WHAT YOU WILL DO
Leave out the pictures and copy everything else below exactly.

DATA LINES
________
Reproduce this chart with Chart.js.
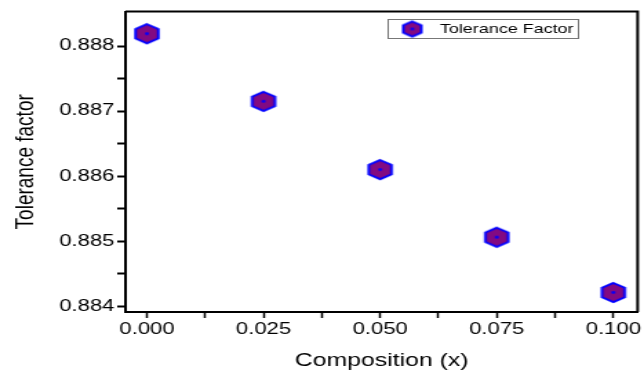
<!DOCTYPE html>
<html>
<head>
<meta charset="utf-8">
<script src="https://cdn.jsdelivr.net/npm/chart.js@4.4.0/dist/chart.umd.min.js"></script>
<style>
  html, body { margin: 0; padding: 0; background: #fff; overflow: hidden; }
  /* the original figure is stretched sideways, so the canvas is too */
  #wrap { width: 467px; height: 373px; transform: scaleX(1.379); transform-origin: 0 0; }
</style>
</head>
<body>
<div id="wrap"><canvas id="grafico" width="467" height="373"></canvas></div>
<script>
const composition = [0, 0.025, 0.05, 0.075, 0.1];
const toleranceFactor = [0.88819, 0.88715, 0.88610, 0.88506, 0.88421];
const xTicks = [0, 0.025, 0.05, 0.075, 0.1];
const yTicks = [0.884, 0.885, 0.886, 0.887, 0.888];
const seriesName = 'Tolerance Factor';

const fonte = '"Liberation Sans", Arial, sans-serif';

function hexagono(r) {
  const c = document.createElement('canvas');
  const t = Math.ceil(r * 2 + 4);
  c.width = t;
  c.height = t;
  const g = c.getContext('2d');
  const m = t / 2;
  g.beginPath();
  for (let k = 0; k < 6; k++) {
    const a = -Math.PI / 2 + k * Math.PI / 3;
    g.lineTo(m + r * Math.cos(a), m + r * Math.sin(a));
  }
  g.closePath();
  g.fillStyle = '#820a82';
  g.fill();
  g.lineWidth = 2;
  g.strokeStyle = '#0000ff';
  g.stroke();
  g.beginPath();
  g.arc(m, m, 1.4, 0, Math.PI * 2);
  g.fillStyle = '#0000ff';
  g.fill();
  return c;
}

// major ticks plus one minor tick between each pair
function comMenores(lista) {
  const out = [];
  lista.forEach((v, i) => {
    out.push(v);
    if (i < lista.length - 1) out.push((v + lista[i + 1]) / 2);
  });
  return out;
}

function ehMaior(lista, v) {
  return lista.some(m => Math.abs(m - v) < 1e-9);
}

const marcador = hexagono(9.5);
const marcadorLegenda = hexagono(7.5);

const moldura = {
  id: 'moldura',
  afterDraw(chart) {
    const { ctx, chartArea: a } = chart;
    ctx.save();
    ctx.strokeStyle = '#000';
    ctx.lineWidth = 2;
    ctx.beginPath();
    ctx.moveTo(a.left, a.top);
    ctx.lineTo(a.right, a.top);
    ctx.lineTo(a.right, a.bottom);
    ctx.stroke();

    // legend box
    ctx.lineWidth = 1;
    ctx.strokeStyle = '#777';
    ctx.strokeRect(281.5, 19.5, 138, 19);
    ctx.drawImage(marcadorLegenda, 299 - marcadorLegenda.width / 2, 29 - marcadorLegenda.height / 2);
    ctx.fillStyle = '#000';
    ctx.font = '13px ' + fonte;
    ctx.textBaseline = 'middle';
    ctx.fillText(chart.data.datasets[0].label, 319, 29.5);
    ctx.restore();
  }
};

new Chart(document.getElementById('grafico'), {
  type: 'scatter',
  data: {
    datasets: [{
      label: seriesName,
      data: composition.map((x, i) => ({ x: x, y: toleranceFactor[i] })),
      pointStyle: marcador,
      pointRadius: 10,
      showLine: false
    }]
  },
  options: {
    responsive: false,
    animation: false,
    devicePixelRatio: 1,
    layout: { autoPadding: false, padding: { top: 7, right: 4, left: 0, bottom: 0 } },
    plugins: {
      legend: { display: false },
      tooltip: { enabled: false }
    },
    scales: {
      x: {
        type: 'linear',
        min: -0.0046,
        max: 0.1052,
        afterBuildTicks: s => { s.ticks = comMenores(xTicks).map(v => ({ value: v })); },
        afterFit: s => { s.height = 61; },
        grid: { drawOnChartArea: false, tickLength: 6, tickWidth: 1.5, tickColor: '#000' },
        border: { display: true, color: '#000', width: 2 },
        ticks: {
          color: '#000',
          font: { family: fonte, size: 16 },
          padding: 2,
          maxRotation: 0,
          autoSkip: false,
          callback: v => ehMaior(xTicks, v) ? v.toFixed(3) : ''
        },
        title: {
          display: true,
          text: 'Composition (x)',
          color: '#000',
          font: { family: fonte, size: 18 },
          padding: { top: 0, bottom: 1 }
        }
      },
      y: {
        min: 0.88391,
        max: 0.88853,
        afterBuildTicks: s => { s.ticks = comMenores(yTicks).map(v => ({ value: v })); },
        afterFit: s => { s.width = 91; },
        grid: { drawOnChartArea: false, tickLength: 6, tickWidth: 2, tickColor: '#000' },
        border: { display: true, color: '#000', width: 2 },
        ticks: {
          color: '#000',
          font: { family: fonte, size: 16 },
          padding: 2,
          autoSkip: false,
          callback: v => ehMaior(yTicks, v) ? v.toFixed(3) : ''
        },
        title: {
          display: true,
          text: 'Tolerance factor',
          color: '#000',
          font: { family: fonte, size: 19 },
          padding: { top: 7, bottom: 0 }
        }
      }
    }
  },
  plugins: [moldura]
});
</script>
</body>
</html>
________
THE REPLY
Reproduce this chart with Chart.js.
<!DOCTYPE html>
<html>
<head>
<meta charset="utf-8">
<script src="https://cdn.jsdelivr.net/npm/chart.js@4.4.0/dist/chart.umd.min.js"></script>
<style>
  html, body { margin: 0; padding: 0; background: #fff; overflow: hidden; }
  /* the original figure is stretched sideways, so the canvas is too */
  #wrap { width: 467px; height: 373px; transform: scaleX(1.379); transform-origin: 0 0; }
</style>
</head>
<body>
<div id="wrap"><canvas id="grafico" width="467" height="373"></canvas></div>
<script>
const composition = [0, 0.025, 0.05, 0.075, 0.1];
const toleranceFactor = [0.88819, 0.88715, 0.88610, 0.88506, 0.88421];
const xTicks = [0, 0.025, 0.05, 0.075, 0.1];
const yTicks = [0.884, 0.885, 0.886, 0.887, 0.888];
const seriesName = 'Tolerance Factor';

const fonte = '"Liberation Sans", Arial, sans-serif';

function hexagono(r) {
  const c = document.createElement('canvas');
  const t = Math.ceil(r * 2 + 4);
  c.width = t;
  c.height = t;
  const g = c.getContext('2d');
  const m = t / 2;
  g.beginPath();
  for (let k = 0; k < 6; k++) {
    const a = -Math.PI / 2 + k * Math.PI / 3;
    g.lineTo(m + r * Math.cos(a), m + r * Math.sin(a));
  }
  g.closePath();
  g.fillStyle = '#820a82';
  g.fill();
  g.lineWidth = 2;
  g.strokeStyle = '#0000ff';
  g.stroke();
  g.beginPath();
  g.arc(m, m, 1.4, 0, Math.PI * 2);
  g.fillStyle = '#0000ff';
  g.fill();
  return c;
}

// major ticks plus one minor tick between each pair
function comMenores(lista) {
  const out = [];
  lista.forEach((v, i) => {
    out.push(v);
    if (i < lista.length - 1) out.push((v + lista[i + 1]) / 2);
  });
  return out;
}

function ehMaior(lista, v) {
  return lista.some(m => Math.abs(m - v) < 1e-9);
}

const marcador = hexagono(9.5);
const marcadorLegenda = hexagono(7.5);

const moldura = {
  id: 'moldura',
  afterDraw(chart) {
    const { ctx, chartArea: a } = chart;
    ctx.save();
    ctx.strokeStyle = '#000';
    ctx.lineWidth = 2;
    ctx.beginPath();
    ctx.moveTo(a.left, a.top);
    ctx.lineTo(a.right, a.top);
    ctx.lineTo(a.right, a.bottom);
    ctx.stroke();

    // legend box
    ctx.lineWidth = 1;
    ctx.strokeStyle = '#777';
    ctx.strokeRect(281.5, 19.5, 138, 19);
    ctx.drawImage(marcadorLegenda, 299 - marcadorLegenda.width / 2, 29 - marcadorLegenda.height / 2);
    ctx.fillStyle = '#000';
    ctx.font = '13px ' + fonte;
    ctx.textBaseline = 'middle';
    ctx.fillText(chart.data.datasets[0].label, 319, 29.5);
    ctx.restore();
  }
};

new Chart(document.getElementById('grafico'), {
  type: 'scatter',
  data: {
    datasets: [{
      label: seriesName,
      data: composition.map((x, i) => ({ x: x, y: toleranceFactor[i] })),
      pointStyle: marcador,
      pointRadius: 10,
      showLine: false
    }]
  },
  options: {
    responsive: false,
    animation: false,
    devicePixelRatio: 1,
    layout: { autoPadding: false, padding: { top: 7, right: 4, left: 0, bottom: 0 } },
    plugins: {
      legend: { display: false },
      tooltip: { enabled: false }
    },
    scales: {
      x: {
        type: 'linear',
        min: -0.0046,
        max: 0.1052,
        afterBuildTicks: s => { s.ticks = comMenores(xTicks).map(v => ({ value: v })); },
        afterFit: s => { s.height = 61; },
        grid: { drawOnChartArea: false, tickLength: 6, tickWidth: 1.5, tickColor: '#000' },
        border: { display: true, color: '#000', width: 2 },
        ticks: {
          color: '#000',
          font: { family: fonte, size: 16 },
          padding: 2,
          maxRotation: 0,
          autoSkip: false,
          callback: v => ehMaior(xTicks, v) ? v.toFixed(3) : ''
        },
        title: {
          display: true,
          text: 'Composition (x)',
          color: '#000',
          font: { family: fonte, size: 18 },
          padding: { top: 0, bottom: 1 }
        }
      },
      y: {
        min: 0.88391,
        max: 0.88853,
        afterBuildTicks: s => { s.ticks = comMenores(yTicks).map(v => ({ value: v })); },
        afterFit: s => { s.width = 91; },
        grid: { drawOnChartArea: false, tickLength: 6, tickWidth: 2, tickColor: '#000' },
        border: { display: true, color: '#000', width: 2 },
        ticks: {
          color: '#000',
          font: { family: fonte, size: 16 },
          padding: 2,
          autoSkip: false,
          callback: v => ehMaior(yTicks, v) ? v.toFixed(3) : ''
        },
        title: {
          display: true,
          text: 'Tolerance factor',
          color: '#000',
          font: { family: fonte, size: 19 },
          padding: { top: 7, bottom: 0 }
        }
      }
    }
  },
  plugins: [moldura]
});
</script>
</body>
</html>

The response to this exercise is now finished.